The guidebook is misleading again – access to the panoramic reconstruction of the battle scene is free and unregulated, contrary to the ‘guided groups’ account in the book. This panorama is extremely well done, conveying the reality of the battle on the ground with a seamless transition between the actual artefacts and reconstruction in the foreground and the painted vista as the background.
After the museum we walk along the tree-lined central reservation of the main drag – Volgograd’s own ‘Unter den Linden’ – and find a ‘posh’ café for lunch. It’s nicely presented but the tuna in my salad is not a fraction of the chicken Jill gets in her Caesar.
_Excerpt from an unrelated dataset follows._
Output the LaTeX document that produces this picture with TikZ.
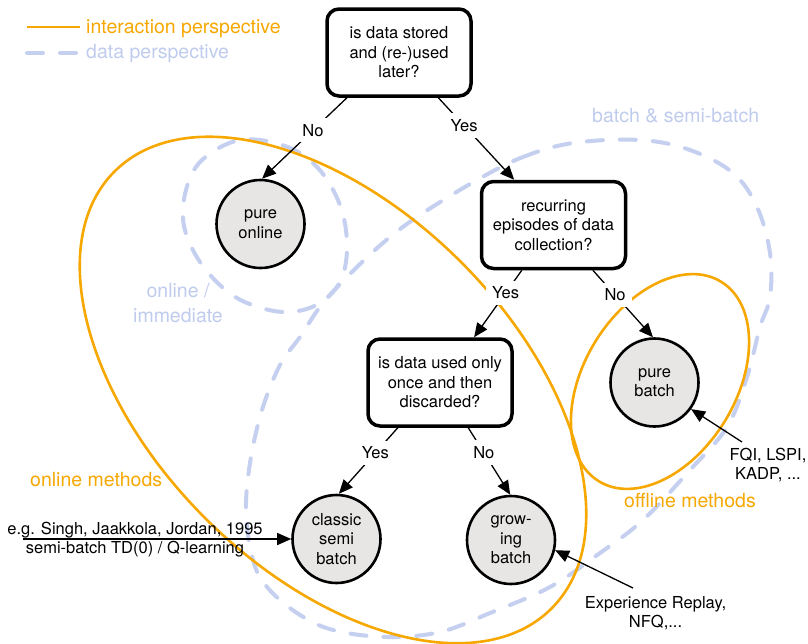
\documentclass[tikz,border=0pt]{standalone}
\usepackage{fontspec}
\setmainfont{TeX Gyre Heros}
\usetikzlibrary{arrows.meta}
\definecolor{ora}{RGB}{247,168,0}
\definecolor{lblue}{RGB}{197,208,240}
\definecolor{lbtext}{RGB}{192,204,238}
\definecolor{ngray}{RGB}{232,230,228}
\newcommand{\dgfont}{\fontsize{16.5}{19.5}\selectfont}
\newcommand{\dglabfont}{\fontsize{19.5}{23.5}\selectfont}
\begin{document}
\begin{tikzpicture}[x=1pt,y=-1pt,
  orangeline/.style={draw=ora, line width=2.6pt},
  blueline/.style={draw=lblue, line width=4pt, line cap=round, dash pattern=on 16pt off 17pt},
  question/.style={draw=black, line width=3.5pt, rounded corners=12pt, fill=white, minimum width=144pt, minimum height=87pt, align=center, font=\dgfont, inner sep=2pt},
  state/.style={circle, draw=black, line width=2.6pt, fill=ngray, minimum size=88pt, inner sep=0pt, align=center, font=\dgfont},
  flow/.style={draw=black, line width=1.3pt, -{Triangle[length=14pt,width=12pt]}},
  elabel/.style={fill=white, inner sep=6pt, font=\dgfont},
  note/.style={align=center, font=\dgfont, inner sep=0pt},
  olabel/.style={text=ora, font=\dglabfont, inner sep=0pt},
  blabel/.style={text=lbtext, font=\dglabfont, inner sep=0pt},
]
\fill[white] (0,0) rectangle (808,643);
\useasboundingbox (0,0) rectangle (808,643);

% data perspective (dashed)
\draw[blueline] plot[smooth cycle, tension=0.6] coordinates {
 (240,140) (285,146) (318,168) (340,205) (347,245) (341,280) (320,303)
 (290,312) (258,307) (228,292) (200,262) (184,226) (186,190) (202,160)};
\draw[blueline] plot[smooth cycle, tension=0.6] coordinates {
 (477,180) (523,157) (573,143) (640,140) (690,150) (733,173) (757,207)
 (770,253) (770,297) (760,327) (747,377) (727,427) (690,470) (643,520)
 (600,553) (550,587) (490,613) (440,632) (387,637) (333,630) (297,613)
 (267,587) (253,560) (246,513) (250,463) (262,410) (280,365) (300,337)
 (323,303) (357,267) (390,237) (423,213)};

% interaction perspective (solid)
\coordinate (onc) at (333,390);
\coordinate (ofc) at (660,381.5);
\draw[orangeline, rotate around={-45:(onc)}] (onc) ellipse [x radius=309pt, y radius=181pt];
\draw[orangeline, rotate around={58.5:(ofc)}] (ofc) ellipse [x radius=117pt, y radius=76pt];

% legend
\coordinate (l1a) at (27,27);
\coordinate (l1b) at (80,27);
\coordinate (l2a) at (27,53);
\coordinate (l2b) at (80,53);
\draw[orangeline] (l1a) -- (l1b);
\draw[blueline] (l2a) -- (l2b);
\node[olabel, anchor=base west] (lg1) at (86,33) {interaction perspective};
\node[blabel, anchor=base west] (lg2) at (86,58) {data perspective};

% region labels
\node[blabel, anchor=base west] (bsb) at (592,122) {batch \& semi-batch};
\node[blabel, anchor=base] (oi1) at (178,297) {online /};
\node[blabel, anchor=base] (oi2) at (178,322) {immediate};
\node[olabel, anchor=base west] (onm) at (30,486) {online methods};
\node[olabel, anchor=base west] (ofm) at (624,507) {offline methods};

% decision boxes
\node[question] (b1) at (399,52.5) {is data stored\\and (re-)used\\later?};
\node[question] (b2) at (553.5,225) {recurring\\episodes of data\\collection?};
\node[question] (b3) at (440,382.5) {is data used only\\once and then\\discarded?};

% states
\node[state] (po) at (260.5,224) {pure\\online};
\node[state] (pb) at (654.5,382.5) {pure\\batch};
\node[state] (csb) at (336.5,539) {classic\\semi\\batch};
\node[state] (gb) at (511,540) {grow-\\ing\\batch};

% decisions
\draw[flow] (b1.221.5) -- node[elabel, pos=0.4] {No} (po.88);
\draw[flow] (b1.311.7) -- node[elabel, pos=0.34] {Yes} (b2.131.8);
\draw[flow] (b2.235) -- node[elabel, pos=0.34] {Yes} (b3.53);
\draw[flow] (b2.311.8) -- node[elabel, pos=0.37] {No} (pb.92);
\draw[flow] (b3.227.8) -- node[elabel, pos=0.38] {Yes} (csb.87.5);
\draw[flow] (b3.302.3) -- node[elabel, pos=0.37] {No} (gb.91);

% annotations
\node[note] (ann1) at (135,539.5) {e.g. Singh, Jaakkola, Jordan, 1995\\semi-batch TD(0) / Q-learning};
\coordinate (a1s) at (23,539);
\draw[flow] (a1s) -- (csb.180);
\node[note] (fqi) at (768,465) {FQI, LSPI,\\KADP, ...};
\coordinate (a2s) at (742,442);
\draw[flow] (a2s) -- (pb.324.6);
\node[note] (exr) at (655.5,613) {Experience Replay,\\NFQ,...};
\coordinate (a3s) at (633,588);
\draw[flow] (a3s) -- (gb.347.7);
\end{tikzpicture}
\end{document}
Afterwards we find a supermarket and buy much-needed provisions but on our return to the hotel car park I am caught unawares as I am charged £3 each for bags of onions and potatoes – probably ten times their cost and it was just me mishearing the Russian numbers. The vendors, Kyrgyzstanis, converse with me in broken English and my pidgin Russian. She says that she too is a tourist and reels off a list of a dozen countries she visits on her travels – including Iran and Iraq. She praises Sakashvili of Georgia and I give the thumbs down. Not surprisingly she was very friendly but didn’t bother to correct my calculations!
Another white wedding crosses our path – this time in the hotel ballroom, and there is music and dancing till quite late.
Both yesterday and today in Volgograd have been warm and sunny – last night was like a Greek island evening. So much for all the warnings of the early onset of winter in Russia – or is it global warming?